+++ Entries provided +++
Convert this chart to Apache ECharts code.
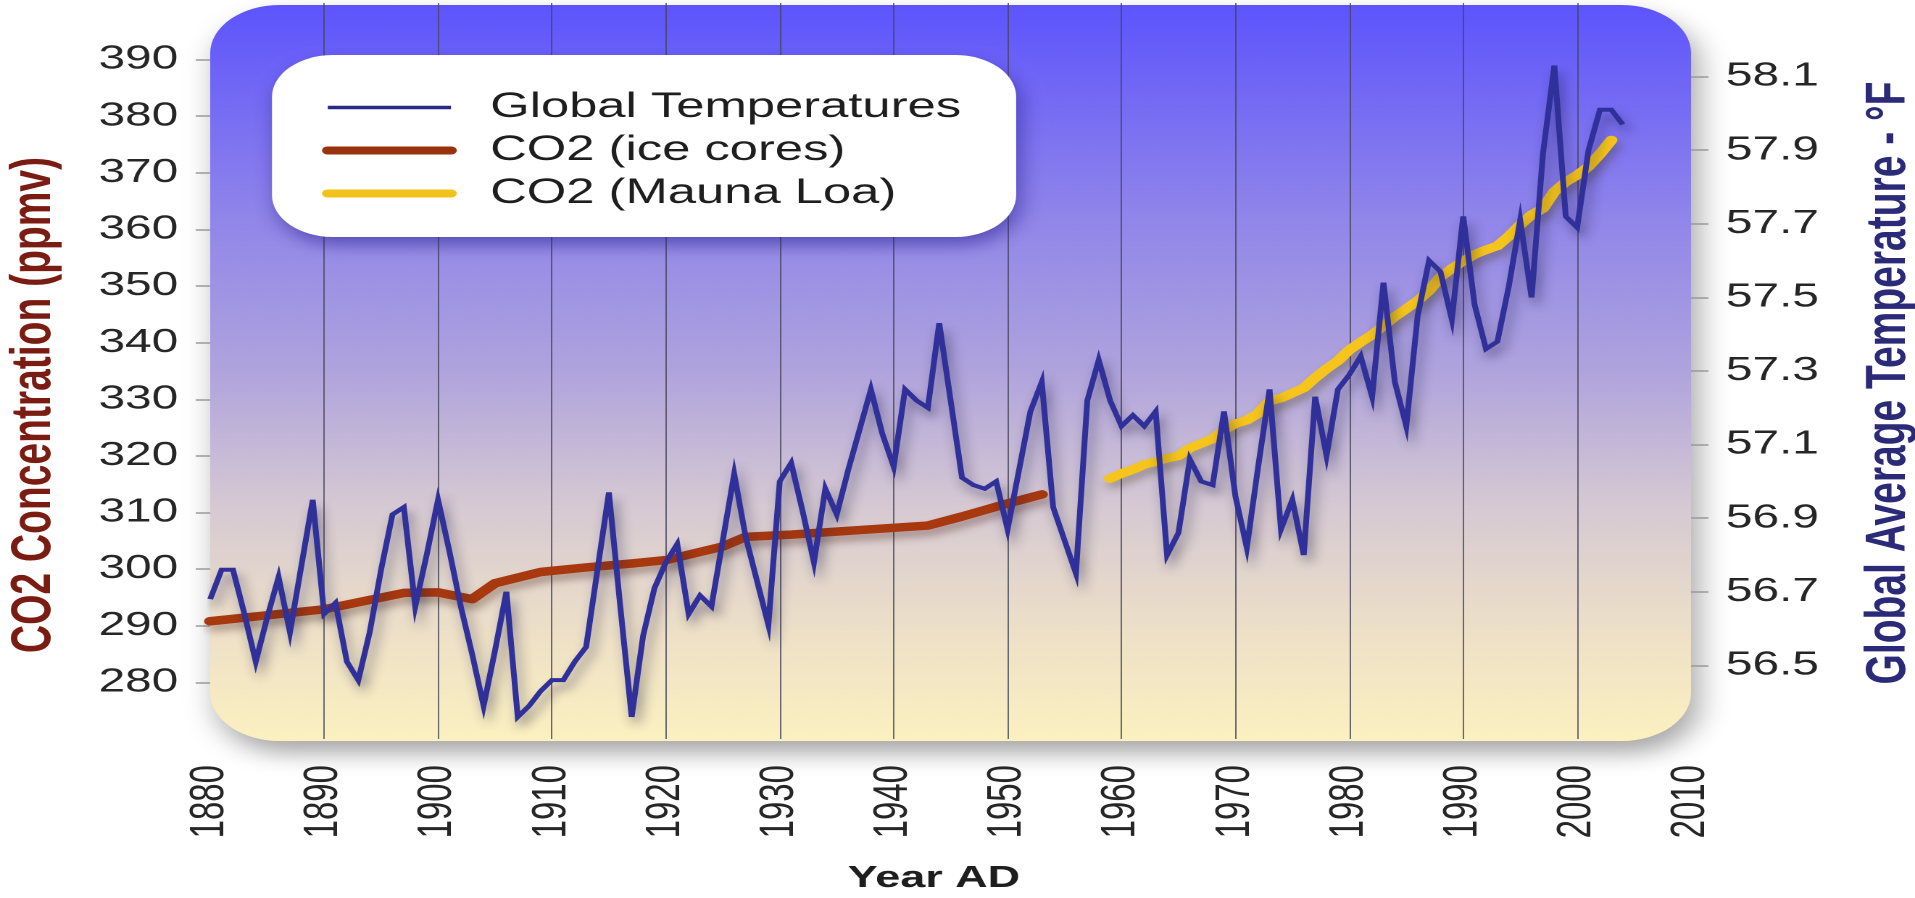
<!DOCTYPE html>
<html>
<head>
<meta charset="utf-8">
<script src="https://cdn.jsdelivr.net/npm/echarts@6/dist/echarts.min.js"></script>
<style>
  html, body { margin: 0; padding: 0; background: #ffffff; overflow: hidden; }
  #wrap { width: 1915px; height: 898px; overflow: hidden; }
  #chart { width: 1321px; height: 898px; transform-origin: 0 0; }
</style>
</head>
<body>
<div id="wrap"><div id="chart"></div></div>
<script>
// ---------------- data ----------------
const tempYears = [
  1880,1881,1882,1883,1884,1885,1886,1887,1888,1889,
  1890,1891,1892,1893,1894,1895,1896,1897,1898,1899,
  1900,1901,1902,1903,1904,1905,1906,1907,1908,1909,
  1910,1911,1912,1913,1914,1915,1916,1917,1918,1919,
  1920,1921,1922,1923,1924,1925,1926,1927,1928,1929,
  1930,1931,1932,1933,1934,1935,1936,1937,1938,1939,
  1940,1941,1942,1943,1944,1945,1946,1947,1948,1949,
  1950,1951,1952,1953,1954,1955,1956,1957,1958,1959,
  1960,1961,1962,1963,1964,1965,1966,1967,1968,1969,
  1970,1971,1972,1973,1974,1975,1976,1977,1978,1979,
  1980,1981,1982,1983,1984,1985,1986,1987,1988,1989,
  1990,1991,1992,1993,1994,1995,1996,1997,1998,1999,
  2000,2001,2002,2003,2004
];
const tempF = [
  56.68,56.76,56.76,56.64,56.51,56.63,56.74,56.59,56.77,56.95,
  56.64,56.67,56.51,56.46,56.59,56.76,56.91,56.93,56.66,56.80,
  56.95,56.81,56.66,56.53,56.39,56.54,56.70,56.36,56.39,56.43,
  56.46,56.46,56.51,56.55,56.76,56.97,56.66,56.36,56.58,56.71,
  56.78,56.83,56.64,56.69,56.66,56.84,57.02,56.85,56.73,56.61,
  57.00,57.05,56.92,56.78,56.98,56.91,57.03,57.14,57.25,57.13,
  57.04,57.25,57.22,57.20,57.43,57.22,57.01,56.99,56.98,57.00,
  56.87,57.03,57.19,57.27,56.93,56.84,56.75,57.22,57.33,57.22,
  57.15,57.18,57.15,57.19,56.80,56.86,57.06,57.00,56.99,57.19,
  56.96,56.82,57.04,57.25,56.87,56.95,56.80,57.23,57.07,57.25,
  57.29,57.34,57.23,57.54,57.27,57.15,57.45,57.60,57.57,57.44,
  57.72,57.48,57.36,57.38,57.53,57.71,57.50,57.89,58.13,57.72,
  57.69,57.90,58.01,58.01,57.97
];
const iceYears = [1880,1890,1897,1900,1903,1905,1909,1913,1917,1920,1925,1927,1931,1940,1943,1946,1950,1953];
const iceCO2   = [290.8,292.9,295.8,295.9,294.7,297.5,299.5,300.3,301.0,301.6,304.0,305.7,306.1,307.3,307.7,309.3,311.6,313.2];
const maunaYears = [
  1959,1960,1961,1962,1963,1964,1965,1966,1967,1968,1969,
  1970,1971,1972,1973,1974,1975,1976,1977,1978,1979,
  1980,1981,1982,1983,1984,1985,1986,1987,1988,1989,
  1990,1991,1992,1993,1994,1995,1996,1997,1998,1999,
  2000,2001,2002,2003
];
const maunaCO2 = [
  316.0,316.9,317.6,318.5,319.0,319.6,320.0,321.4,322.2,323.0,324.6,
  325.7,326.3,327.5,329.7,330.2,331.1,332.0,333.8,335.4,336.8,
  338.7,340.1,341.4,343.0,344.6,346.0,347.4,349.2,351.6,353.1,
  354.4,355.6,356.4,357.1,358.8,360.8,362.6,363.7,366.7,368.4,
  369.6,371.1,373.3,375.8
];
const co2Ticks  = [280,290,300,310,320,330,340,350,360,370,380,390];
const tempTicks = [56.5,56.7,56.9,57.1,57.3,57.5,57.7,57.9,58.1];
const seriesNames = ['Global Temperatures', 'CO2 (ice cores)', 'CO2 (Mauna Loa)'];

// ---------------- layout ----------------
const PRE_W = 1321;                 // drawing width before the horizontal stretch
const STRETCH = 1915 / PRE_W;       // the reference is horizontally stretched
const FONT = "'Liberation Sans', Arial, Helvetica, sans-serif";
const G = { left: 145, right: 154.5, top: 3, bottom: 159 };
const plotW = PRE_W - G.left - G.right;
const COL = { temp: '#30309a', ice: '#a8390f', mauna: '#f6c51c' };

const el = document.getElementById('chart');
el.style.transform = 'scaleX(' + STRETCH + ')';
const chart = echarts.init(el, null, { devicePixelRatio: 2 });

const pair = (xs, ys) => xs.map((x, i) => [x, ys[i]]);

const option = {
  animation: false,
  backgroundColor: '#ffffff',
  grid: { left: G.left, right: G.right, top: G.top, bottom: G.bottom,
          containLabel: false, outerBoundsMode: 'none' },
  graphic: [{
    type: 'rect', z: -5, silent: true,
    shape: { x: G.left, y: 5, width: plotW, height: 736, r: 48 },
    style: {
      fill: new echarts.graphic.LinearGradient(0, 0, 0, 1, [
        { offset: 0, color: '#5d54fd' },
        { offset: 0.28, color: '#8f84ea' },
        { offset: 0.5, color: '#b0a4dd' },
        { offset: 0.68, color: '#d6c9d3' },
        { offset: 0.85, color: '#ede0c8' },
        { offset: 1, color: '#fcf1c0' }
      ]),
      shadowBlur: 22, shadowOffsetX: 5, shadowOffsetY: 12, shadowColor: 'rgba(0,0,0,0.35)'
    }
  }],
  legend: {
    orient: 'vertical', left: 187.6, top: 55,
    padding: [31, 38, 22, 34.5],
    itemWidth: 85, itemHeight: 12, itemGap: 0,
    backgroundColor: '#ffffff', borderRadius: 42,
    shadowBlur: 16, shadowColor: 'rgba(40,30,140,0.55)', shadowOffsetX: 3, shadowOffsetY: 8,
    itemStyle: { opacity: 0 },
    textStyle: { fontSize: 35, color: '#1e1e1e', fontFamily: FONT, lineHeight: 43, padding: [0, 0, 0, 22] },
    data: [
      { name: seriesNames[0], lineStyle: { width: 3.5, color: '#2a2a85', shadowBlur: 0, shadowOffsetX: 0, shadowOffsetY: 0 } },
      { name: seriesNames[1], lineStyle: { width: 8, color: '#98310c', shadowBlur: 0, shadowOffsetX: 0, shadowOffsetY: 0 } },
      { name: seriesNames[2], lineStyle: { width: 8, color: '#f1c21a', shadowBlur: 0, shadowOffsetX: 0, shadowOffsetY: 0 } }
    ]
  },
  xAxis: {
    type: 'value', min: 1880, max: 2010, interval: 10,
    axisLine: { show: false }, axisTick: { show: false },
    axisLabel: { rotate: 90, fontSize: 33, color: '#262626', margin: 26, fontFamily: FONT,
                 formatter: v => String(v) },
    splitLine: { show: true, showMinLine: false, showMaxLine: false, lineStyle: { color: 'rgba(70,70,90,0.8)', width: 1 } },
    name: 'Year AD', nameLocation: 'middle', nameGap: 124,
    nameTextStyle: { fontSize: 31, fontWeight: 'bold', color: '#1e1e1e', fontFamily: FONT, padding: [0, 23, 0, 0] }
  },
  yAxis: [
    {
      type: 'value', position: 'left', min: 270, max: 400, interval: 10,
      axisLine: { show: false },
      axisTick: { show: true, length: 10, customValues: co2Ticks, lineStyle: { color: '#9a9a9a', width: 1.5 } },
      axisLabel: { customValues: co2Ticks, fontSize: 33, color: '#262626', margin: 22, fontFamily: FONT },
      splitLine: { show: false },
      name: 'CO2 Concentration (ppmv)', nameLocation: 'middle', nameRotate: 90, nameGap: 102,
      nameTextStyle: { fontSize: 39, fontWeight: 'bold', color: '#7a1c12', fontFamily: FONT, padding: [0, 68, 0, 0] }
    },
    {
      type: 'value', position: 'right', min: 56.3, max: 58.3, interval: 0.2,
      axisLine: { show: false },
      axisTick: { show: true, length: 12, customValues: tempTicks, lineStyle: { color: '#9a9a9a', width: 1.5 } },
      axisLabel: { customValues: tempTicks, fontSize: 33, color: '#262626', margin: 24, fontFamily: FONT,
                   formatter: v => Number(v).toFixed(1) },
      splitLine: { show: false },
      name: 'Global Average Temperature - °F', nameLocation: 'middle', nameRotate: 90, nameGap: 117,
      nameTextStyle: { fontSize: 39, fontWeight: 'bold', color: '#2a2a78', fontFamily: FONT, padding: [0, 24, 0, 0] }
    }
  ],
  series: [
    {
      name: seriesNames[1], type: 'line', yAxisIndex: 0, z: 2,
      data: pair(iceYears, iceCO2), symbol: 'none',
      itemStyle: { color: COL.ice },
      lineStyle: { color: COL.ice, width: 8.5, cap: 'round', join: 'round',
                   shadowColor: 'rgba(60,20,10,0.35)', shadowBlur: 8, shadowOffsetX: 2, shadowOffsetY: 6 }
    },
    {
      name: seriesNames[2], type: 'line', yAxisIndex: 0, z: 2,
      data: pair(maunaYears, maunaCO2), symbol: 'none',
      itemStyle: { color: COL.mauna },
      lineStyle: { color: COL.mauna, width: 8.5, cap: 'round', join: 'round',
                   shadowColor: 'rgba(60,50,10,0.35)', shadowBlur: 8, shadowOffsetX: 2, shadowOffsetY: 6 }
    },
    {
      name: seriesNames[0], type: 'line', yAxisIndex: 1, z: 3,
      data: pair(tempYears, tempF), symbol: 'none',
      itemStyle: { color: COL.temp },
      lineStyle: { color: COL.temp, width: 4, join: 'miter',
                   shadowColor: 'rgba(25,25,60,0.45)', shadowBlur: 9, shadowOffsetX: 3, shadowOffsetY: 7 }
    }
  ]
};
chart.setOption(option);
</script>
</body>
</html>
+++
+++ Entries provided +++
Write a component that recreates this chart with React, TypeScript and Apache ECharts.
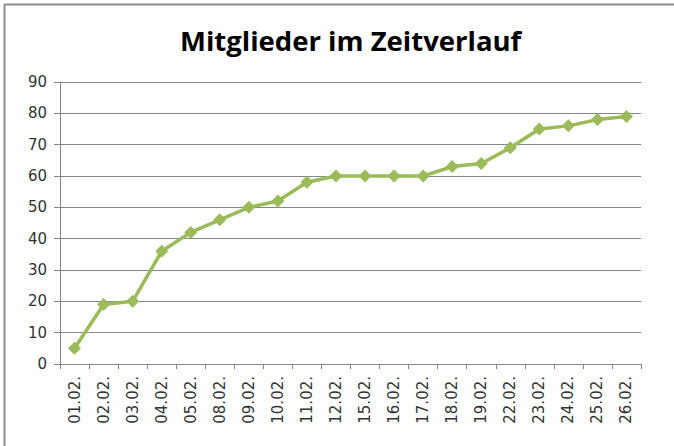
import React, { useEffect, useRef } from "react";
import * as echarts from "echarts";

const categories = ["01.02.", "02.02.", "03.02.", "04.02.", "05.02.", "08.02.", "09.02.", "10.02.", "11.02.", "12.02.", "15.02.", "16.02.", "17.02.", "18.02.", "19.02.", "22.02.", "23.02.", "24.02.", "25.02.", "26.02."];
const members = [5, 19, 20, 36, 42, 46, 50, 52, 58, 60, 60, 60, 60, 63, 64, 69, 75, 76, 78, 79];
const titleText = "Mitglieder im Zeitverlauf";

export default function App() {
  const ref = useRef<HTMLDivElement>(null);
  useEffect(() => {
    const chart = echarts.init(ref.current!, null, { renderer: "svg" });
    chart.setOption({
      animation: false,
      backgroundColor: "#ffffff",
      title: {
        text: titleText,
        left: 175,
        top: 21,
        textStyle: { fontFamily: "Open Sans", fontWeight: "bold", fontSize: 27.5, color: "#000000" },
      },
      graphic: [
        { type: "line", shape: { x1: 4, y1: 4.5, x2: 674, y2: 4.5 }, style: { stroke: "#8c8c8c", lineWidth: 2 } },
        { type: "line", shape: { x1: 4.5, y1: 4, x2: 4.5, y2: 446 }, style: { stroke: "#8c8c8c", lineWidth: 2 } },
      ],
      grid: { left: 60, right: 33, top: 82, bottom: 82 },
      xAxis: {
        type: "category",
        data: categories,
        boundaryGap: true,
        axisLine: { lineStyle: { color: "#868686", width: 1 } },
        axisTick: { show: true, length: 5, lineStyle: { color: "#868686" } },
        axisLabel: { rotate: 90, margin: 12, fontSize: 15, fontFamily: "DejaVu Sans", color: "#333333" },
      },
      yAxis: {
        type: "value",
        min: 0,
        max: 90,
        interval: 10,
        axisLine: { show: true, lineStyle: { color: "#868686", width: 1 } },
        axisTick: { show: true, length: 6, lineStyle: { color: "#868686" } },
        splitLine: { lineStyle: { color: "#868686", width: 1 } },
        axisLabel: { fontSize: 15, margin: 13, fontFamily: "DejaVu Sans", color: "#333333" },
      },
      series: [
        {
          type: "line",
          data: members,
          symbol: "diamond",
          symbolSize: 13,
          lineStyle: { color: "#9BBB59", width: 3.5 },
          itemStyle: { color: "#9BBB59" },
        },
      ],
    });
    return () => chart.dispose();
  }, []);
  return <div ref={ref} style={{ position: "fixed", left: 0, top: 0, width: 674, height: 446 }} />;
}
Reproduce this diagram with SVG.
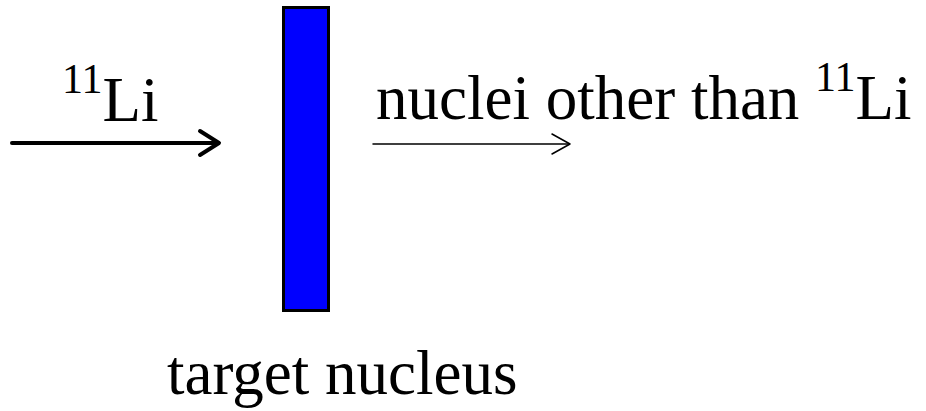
+++
Give again, exactly as written above, every line from the one holding "Write a component" to the one holding "import * as", with both ends kept and the pictures left out.

◆ Exercise output:
Write a component that recreates this chart with React, TypeScript and Apache ECharts.
import React, { useEffect, useRef } from "react";
import * as echarts from "echarts";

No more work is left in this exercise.